With a proposal to cancel Parliament’s summer recess in the first half of August, this would make it possible to approve a number of key items of reform legislation, including on anti-corruption, and elect a new head of the energy regulator.

After Trifonov made his announcement, Ninova said on Facebook: “I want to be clear. We will not allow anyone to impose conditions on us, blackmail us or threaten us”.

Ninova said that the BSP would be guided in its actions by only two things, Bulgaria’s constitution and the decisions of the party’s national council.

BSP MP Filip Popov told Bulgarian National Television on the evening of July 22 that the party’s leadership would meet on July 25 to decide when to return the mandate.

Head of state President Roumen Radev, in a brief comment to reporters on July 23, said that the BSP should fulfil the third mandate in accordance with the constitution and “the interpretative decision of the Constitutional Court”.

This was an apparent reference to a stance taken by the court in 1992, when it said that the holder of the third mandate should nominate a candidate Prime Minister one week after receiving the mandate and should present a proposed Cabinet two weeks after receiving the mandate.

Should that interpretation be followed, the BSP would have until July 25 to name a candidate PM and until August 1 to fulfil the mandate or return it unfulfilled.

On the night of July 22, Boiko Borissov’s GERB party urged Radev to intervene and dissolve Parliament and set an election date if the BSP did not return the mandate by July 25.

Democratic Bulgaria co-leader Hristo Ivanov said that the parliamentary group meeting had been an ordinary one of the kind the group held three times a week, a normal political conversation among colleagues.

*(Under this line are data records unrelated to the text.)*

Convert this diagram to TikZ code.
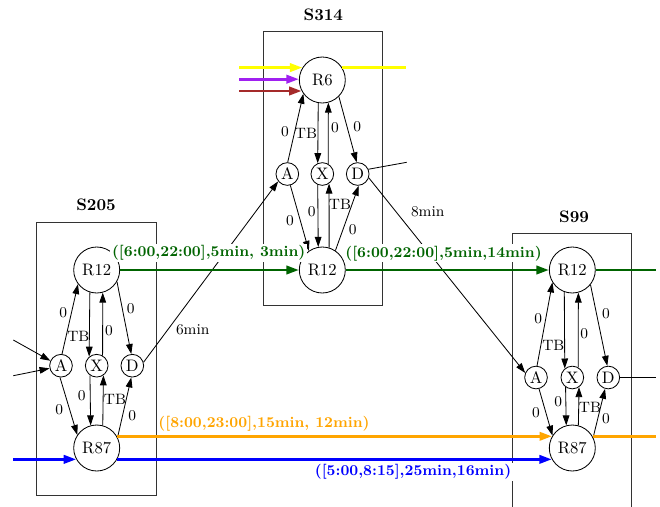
\documentclass[tikz,border=0pt]{standalone}
\usepackage{tikz}
\usetikzlibrary{arrows.meta}
\usepackage{xcolor}
\definecolor{railgreen}{RGB}{0,100,0}
\definecolor{railorange}{RGB}{255,165,0}
\definecolor{railblue}{RGB}{0,0,255}
\definecolor{railpurple}{RGB}{160,32,240}
\definecolor{railbrown}{RGB}{165,42,42}
\definecolor{railyellow}{RGB}{255,255,0}

\begin{document}
\begin{tikzpicture}[x=0.6pt, y=-0.6pt,
  station/.style={draw=black!80, line width=0.5pt},
  routenode/.style={circle, draw, line width=0.5pt, minimum size=27.6pt, inner sep=0pt},
  eventnode/.style={circle, draw, line width=0.5pt, minimum size=13.6pt, inner sep=0pt},
  stationtitle/.style={font=\bfseries},
  hop/.style={line width=0.5pt, -{Triangle[length=6pt,width=4pt]}},
  lbl/.style={font=\small, inner sep=0pt},
  railline/.style={line width=1.6pt},
  train/.style={railline, -{Triangle[length=7.5pt,width=5pt]}},
  trainlbl/.style={font=\small\bfseries, inner sep=1pt, fill=white}]
  \useasboundingbox (0,0) rectangle (660,506);

  % Station S314
  \draw[station] (263.3,31.7) rectangle (382.3,305);
  \node[stationtitle] (t314) at (323.3,15) {S314};
  \node[routenode] (s314r6) at (322.3,80) {R6};
  \node[routenode] (s314r12) at (322.3,270) {R12};
  \node[eventnode] (s314a) at (287.3,174) {A};
  \node[eventnode] (s314x) at (322.3,174) {X};
  \node[eventnode] (s314d) at (357.7,174) {D};
  \draw[hop] (s314a.88) -- (s314r6.216) node[lbl] at (285,131.7) {0};
  \draw[hop] (s314r6.260) -- (s314x.113) node[lbl] at (306,133.3) {TB};
  \draw[hop] (s314x.60) -- (s314r6.285) node[lbl] at (335,127.7) {0};
  \draw[hop] (s314r6.315) -- (s314d.95) node[lbl] at (357.3,126.7) {0};
  \draw[hop] (s314a.285) -- (s314r12.125) node[lbl] at (290,221) {0};
  \draw[hop] (s314x.247) -- (s314r12.100) node[lbl] at (311.7,211.7) {0};
  \draw[hop] (s314r12.73) -- (s314x.305) node[lbl] at (340,204) {TB};
  \draw[hop] (s314r12.56) -- (s314d.275) node[lbl] at (352.7,229.3) {0};

  % Station S205
  \draw[station] (36.7,222.3) rectangle (156,495);
  \node[stationtitle] (t205) at (96,205) {S205};
  \node[routenode] (s205r12) at (96.7,270) {R12};
  \node[routenode] (s205r87) at (96.7,448) {R87};
  \node[eventnode] (s205a) at (61,365.7) {A};
  \node[eventnode] (s205x) at (96.7,365.7) {X};
  \node[eventnode] (s205d) at (132.3,365.7) {D};
  \draw[hop] (s205a.85) -- (s205r12.217) node[lbl] at (63.3,312.7) {0};
  \draw[hop] (s205r12.253) -- (s205x.130) node[lbl] at (78.3,336) {TB};
  \draw[hop] (s205x.60) -- (s205r12.285) node[lbl] at (109,330.7) {0};
  \draw[hop] (s205r12.330) -- (s205d.95) node[lbl] at (130.7,308.3) {0};
  \draw[hop] (s205a.265) -- (s205r87.146) node[lbl] at (59.3,409.3) {0};
  \draw[hop] (s205x.235) -- (s205r87.105) node[lbl] at (81.7,395.7) {0};
  \draw[hop] (s205r87.75) -- (s205x.305) node[lbl] at (115,399.3) {TB};
  \draw[hop] (s205r87.27) -- (s205d.265) node[lbl] at (132.3,416) {0};

  % Station S99
  \draw[station] (512.7,520) -- (512.7,233.3) -- (631.7,233.3) -- (631.7,520);
  \node[stationtitle] (t99) at (574,216.7) {S99};
  \node[routenode] (s99r12) at (572.3,270) {R12};
  \node[routenode] (s99r87) at (572.3,448) {R87};
  \node[eventnode] (s99a) at (536,377.5) {A};
  \node[eventnode] (s99x) at (572.3,377.5) {X};
  \node[eventnode] (s99d) at (608.3,377.5) {D};
  \draw[hop] (s99a.85) -- (s99r12.212) node[lbl] at (538.3,318.3) {0};
  \draw[hop] (s99r12.250) -- (s99x.130) node[lbl] at (553.3,345) {TB};
  \draw[hop] (s99x.60) -- (s99r12.285) node[lbl] at (584.3,333.3) {0};
  \draw[hop] (s99r12.321) -- (s99d.95) node[lbl] at (606,314) {0};
  \draw[hop] (s99a.285) -- (s99r87.148) node[lbl] at (536,412.7) {0};
  \draw[hop] (s99x.235) -- (s99r87.105) node[lbl] at (558.3,401.7) {0};
  \draw[hop] (s99r87.75) -- (s99x.305) node[lbl] at (590,407.3) {TB};
  \draw[hop] (s99r87.27) -- (s99d.254) node[lbl] at (606,418.3) {0};

  % Walks between stations
  \coordinate (in1) at (13.3,340);
  \coordinate (in2) at (13.3,375.7);
  \coordinate (out314) at (406.7,162.3);
  \coordinate (out99) at (656,377.5);
  \draw[hop] (in1) -- (s205a.155);
  \draw[hop] (in2) -- (s205a.193);
  \draw[hop] (s205d.17) -- (s314a.219) node[lbl] at (192.7,329.3) {6min};
  \draw[hop] (s314d.341) -- (s99a.157) node[lbl] at (427.7,211.7) {8min};
  \draw[line width=0.5pt] (s314d.24) -- (out314);
  \draw[line width=0.5pt] (s99d.east) -- (out99);

  % Trains
  \coordinate (yin) at (s314r6.148 -| 239.3,0);
  \coordinate (yout) at (s314r6.32 -| 405.7,0);
  \coordinate (pin) at (s314r6.178 -| 239.3,0);
  \coordinate (bin) at (s314r6.208 -| 239.3,0);
  \coordinate (gout) at (s99r12.east -| 656,0);
  \coordinate (oout) at (s99r87.30 -| 656,0);
  \coordinate (blin) at (s205r87.209 -| 13.3,0);
  \draw[train, railyellow] (yin) -- (s314r6.148);
  \draw[railline, railyellow] (s314r6.32) -- (yout);
  \draw[train, railpurple] (pin) -- (s314r6.178);
  \draw[train, railbrown] (bin) -- (s314r6.208);

  \draw[train, railgreen] (s205r12.east) -- (s314r12.west)
    node[trainlbl, text=railgreen] at (208.7,252.7) {([6:00,22:00],5min, 3min)};
  \draw[train, railgreen] (s314r12.east) -- (s99r12.west)
    node[trainlbl, text=railgreen] at (443.5,253.3) {([6:00,22:00],5min,14min)};
  \draw[railline, railgreen] (s99r12.east) -- (gout);

  \draw[train, railorange] (s205r87.30) -- (s99r87.150)
    node[trainlbl, text=railorange] at (264,423.3) {([8:00,23:00],15min, 12min)};
  \draw[railline, railorange] (s99r87.30) -- (oout);

  \draw[train, railblue] (blin) -- (s205r87.209);
  \draw[train, railblue] (s205r87.331) -- (s99r87.209)
    node[trainlbl, text=railblue] at (413,472) {([5:00,8:15],25min,16min)};
\end{tikzpicture}
\end{document}
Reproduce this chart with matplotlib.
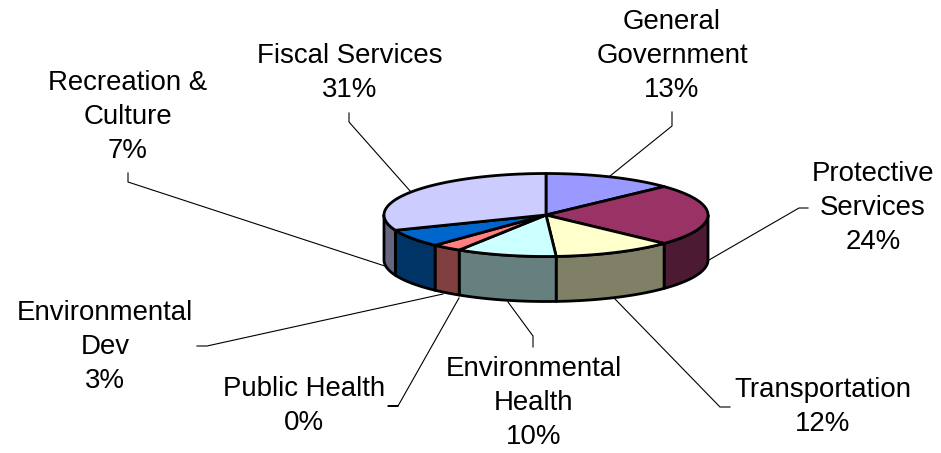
#!/usr/bin/python3
import numpy as np
import matplotlib
matplotlib.use('Agg')
import matplotlib.pyplot as plt
from matplotlib.patches import Polygon

names = ['General\nGovernment', 'Protective\nServices', 'Transportation',
         'Environmental\nHealth', 'Public Health', 'Environmental\nDev',
         'Recreation &\nCulture', 'Fiscal Services']
values = [13, 24, 12, 10, 0, 3, 7, 31]
top_colors = ['#9999FF', '#993366', '#FFFFCC', '#CCFFFF', '#660066', '#FF8080', '#0066CC', '#CCCCFF']
side_colors = ['#4D4D80', '#4D1A33', '#808066', '#668080', '#330033', '#804040', '#003366', '#666680']

# label centres and leader lines, in pixels of the picture
label_xy = [(672, 56), (873, 208), (823, 407), (534, 403), (304, 406), (105, 347), (128, 117), (350, 73)]
leaders = [[(672, 112), (672, 126), (610, 176)],
           [(808, 208), (799, 208), (709, 260)],
           [(730, 407), (720, 407), (615, 299)],
           [(533, 347), (533, 336), (508, 302)],
           [(398, 406), (388, 406), (398, 406), (459, 298)],
           [(197, 346), (207, 346), (443, 294)],
           [(128, 173), (128, 182), (397, 270)],
           [(349, 113), (349, 122), (411, 192)]]

cx, cy, rx, ry, depth = 546, 215, 162, 41.5, 45


def arc(a0, a1):
    # angles in degrees clockwise from twelve o'clock
    t = np.radians(np.linspace(a0, a1, 80))
    return np.column_stack([cx + rx * np.sin(t), cy - ry * np.cos(t)])


def main():
    plt.rcParams['font.family'] = ['Liberation Sans', 'DejaVu Sans']
    fig = plt.figure(figsize=(9.41, 4.53), dpi=100)
    ax = fig.add_axes([0, 0, 1, 1])
    ax.set_xlim(0, 941)
    ax.set_ylim(453, 0)
    ax.axis('off')

    for pts in leaders:
        ax.plot(*zip(*pts), color='black', lw=0.8, zorder=1)

    edges = np.cumsum([0] + values) * 3.6

    # outer wall, only the front half of the ellipse shows
    for i in range(len(values)):
        a0, a1 = max(edges[i], 90), min(edges[i + 1], 270)
        if a1 <= a0:
            continue
        p = arc(a0, a1)
        wall = np.vstack([p, (p + [0, depth])[::-1]])
        ax.add_patch(Polygon(wall, closed=True, fc=side_colors[i], ec='black', lw=2, joinstyle='round', zorder=2))

    for i in range(len(values)):
        if values[i] == 0:
            continue
        p = np.vstack([[cx, cy], arc(edges[i], edges[i + 1])])
        ax.add_patch(Polygon(p, closed=True, fc=top_colors[i], ec='black', lw=2, joinstyle='round', zorder=3))

    for name, v, xy in zip(names, values, label_xy):
        ax.text(xy[0], xy[1], '%s\n%d%%' % (name, v), ha='center', va='center',
                fontsize=19.9, color='black', linespacing=1.38)

    fig.savefig('out.png', dpi=100, facecolor='white')


if __name__ == "__main__":
    main()
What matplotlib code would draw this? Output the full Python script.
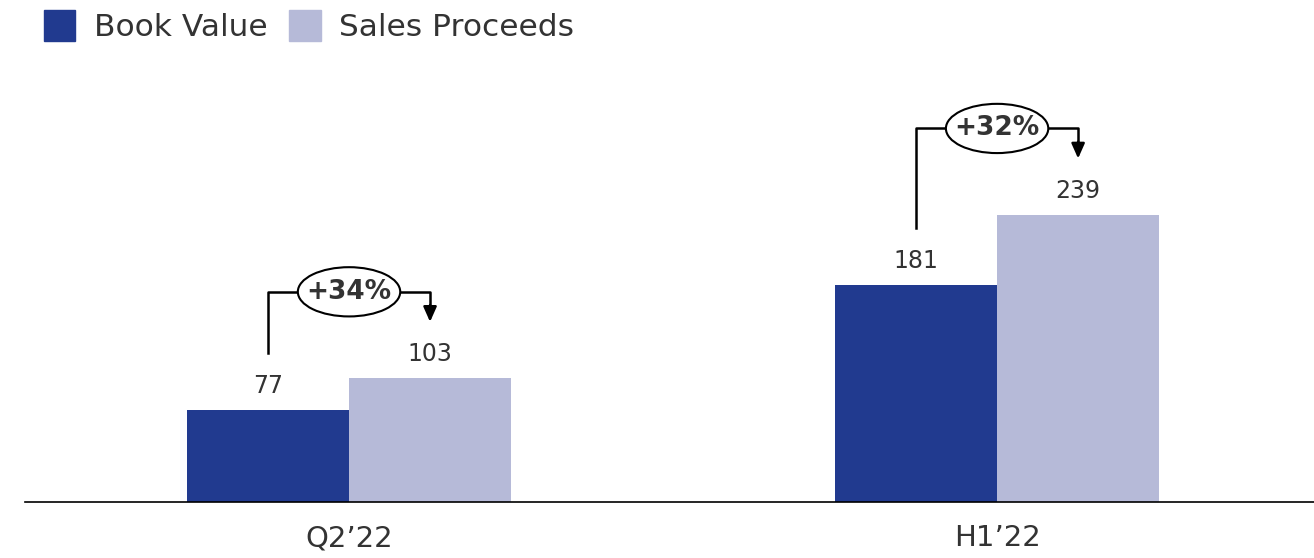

Ivanov said that GERB and the Movement for Rights and Freedoms wanted to throw Bulgaria into chaos, in the belief that the worse things are, the better for them.

He said that if Trifonov believed that he could use the recording to escape from responsibility for forming a government, that would be a mistake.

Democratic Bulgaria co-leader Atanas Atanassov said that he did not believe that the recording of the group meeting – held in the National Assembly building – had been made by accident, given that most of the staff of Parliament had been appointed while GERB was in power.

Democratic Bulgaria posted the full recording on its page, saying that excerpts had been taken out of context “and its edits used to escalate an even deeper political crisis”.

The Movement for Rights and Freedoms urged Radev to terminate the mandate procedure and schedule a date for early parliamentary elections.

“So we are going to elections, it is clear and good that we are going to elections, because the people cannot look any more at this pitiful torture,” MRF MP Hamid Hamid told Bulgarian National Television on July 23.

MRF leader Mustafa Karadayi said that the leaked recording was proof that the negotiations on forming a government on the basis of the third mandate were “an absolute farce”.

Trifonov’s ITN has a track record of scuppering attempts to form a government. After it won the largest share of seats in the National Assembly in the second election in 2021, it refused to put a government to the vote in Parliament. It was ITN’s withdrawal from the ruling coalition in June 2022 that opened the way for the passing of a vote of no confidence in the government, in turn triggering the current chain of events.

Outgoing Prime Minister and WCC co-leader Kiril Petkov said on Facebook on the night of July 22: “If we are going to elections, this time we need a parliamentary majority, where we do not ask ourselves whether there will be support for anti-corruption laws without compromise, for transparent spending of public and municipal funds for the benefit of the people and for policies for the people, not for selected companies”.

Petkov said that the cause was Bulgaria without behind-the-scenes dealings.

“Regardless of everything, we will continue to fight every day to win back our country. We continue the change!” Petkov said.